He has some interesting records in the cinema sector as well; for example, in 1975 he shot a movie without a scenario. “My age is old, not me,” says Aram Gulyuz and nowadays he has a project that he is very excited about: his new scenario “Kınalı Ah Kınalı.”
The story takes place on Kınalı Ada, one of the seven Princess Islands of İstanbul, and it is about the multi-ethnical structure of Turkey. Gulyuz is looking for a sponsor for his film and says, “It is a movie that will tell the whole world about us, like the movie ‘My Big Fat Greek Wedding.’”
He thinks that the movies that were produced in Turkey with big dreams and which did not achieve the expected success on the world stage have one thing in common: they did not contain a universal message.
The story of “Kınalı Ah Kınalı” concerns a young Armenian girl who is about to marry a Buddhist in Los Angeles. Her family is against the marriage and the movie begins as they move to Kınalı Ada. The movie points out the close relations between Armenian, Assyrian, Jewish and Muslim families living in Turkey. Gulyuz plans to give the lead role of Nayat, the Armenian girl, to an American actress.
Aram Gulyuz was born in 1931 and he volunteered for 18 months as a soldier in the Korean War. He lived in London for six years and started his cinematic career in 1960 with Halit Refig’s encouragement, another renowned movie director. Throughout his career, Gulyuz has most often worked with the famous comedic actors Sadri Alisik and Ajda Pekkan.
He says that a Hindu whom he met when he was in England deeply influenced his philosophy of life. “I forget yesterday, I only think of tomorrow. I don’t even have a photograph from my wedding. I never go to the funerals. Just because of that I didn’t go to my mother’s funeral and my sister still doesn’t talk to me,” says Aram Gulyuz.
“THERE ARE NO STARS IN THE TURKISH CINEMA ANYMORE”
According to the famous film director, who has worked with many important names in the Turkish cinema, no one has yet filled the places of the great actors like Hulusi Kentmen, Sadri Alisik, Ozturk Serengil, Adile Nasit, Kadir Savun, Erol Tas, Huseyin Baradan, or Danyal Topatan.

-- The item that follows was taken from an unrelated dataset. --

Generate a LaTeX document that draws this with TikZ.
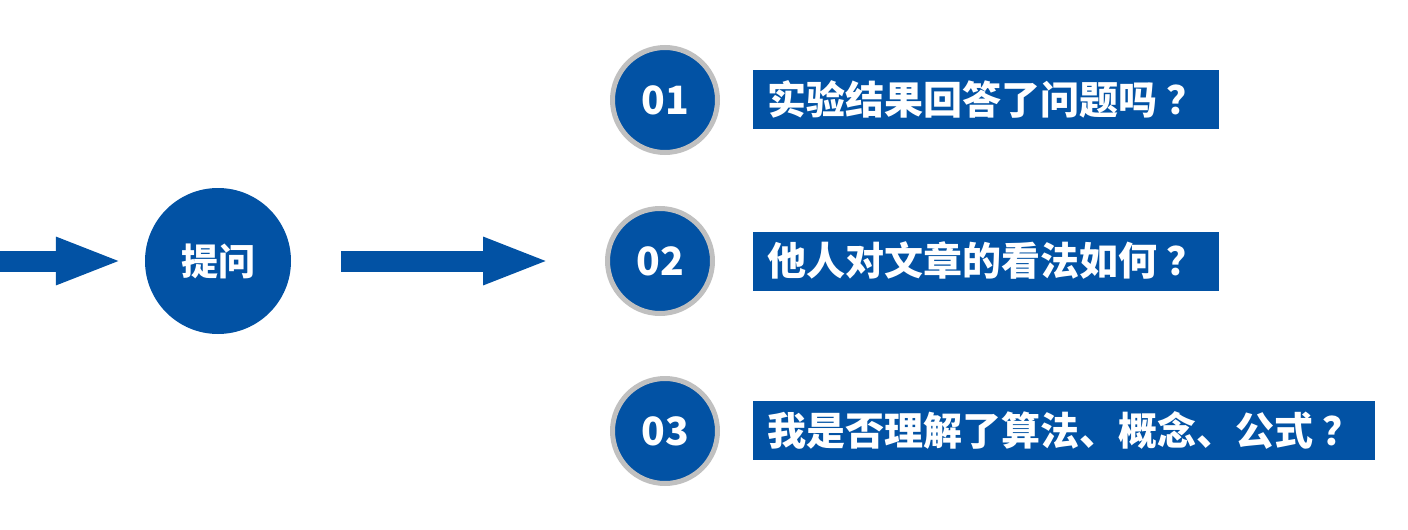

“They were great characters with their voices and mimicry. Today, we have actors but they don’t have strong voices like the old dramatic actors did,” he says.
“In the old days the producers used to call the directors and order two Cuneyt Arkın, one Turkan Soray movie for the year. What the themes would be or what the scenarios were weren’t important. Films were produced according to the name of the actor playing in them and then they were put on the market,” Gulyuz adds.
For him, being a director is not something learned at school. The directors he tutored are still working in the film industry today.
He believes that he has learned something from all of the 150 movies that he directed. The years that he most enjoyed his work were the years 1965-1970 when approximately 350 films were produced a year.
He most enjoyed working with Sadri Alisik. “Saffet Beni Affet” (Forgive Me, Saffet) which he shot in 1976 with Sadri Alisik, Perran Kutman and Selma Guneri is his favorite movie. Gulyuz had also directed many erotic movies, which were once very popular in the Turkish cinema.
He says they shot very funny erotic comedies in this period and enjoyed the experience a lot. His biggest complaint, on the other hand, is that every night various TV channels show his movies, but he cannot benefit from his rights because of the copyright law. “There is a law, but who cares,” he says.
HIS OLD PAL
Aleks Alboyacian is a very special old friend for Aram Gulyuz, the man with whom he started his career. Alboyacian is both a relative and his first partner in the movie business.
The couple used to own the Metro Film Company, which introduced many firsts to the Turkish movie-going audience; for example, they showed the first foreign movie in the theaters.
Gulyuz discovered the famous movie star İzzet Gunay and Aleks Alboyacian was the one who convinced Turkan Soray’s mother to let him cast her in his movie when she was 16, which opened the way for her to become the Sultana of the Turkish cinema.
Alboyacian retired from the cinema in 1969 and now lives in New Jersey, USA. Nowadays his biggest wish is to meet his old friend Gulyuz to reminisce about the good old days.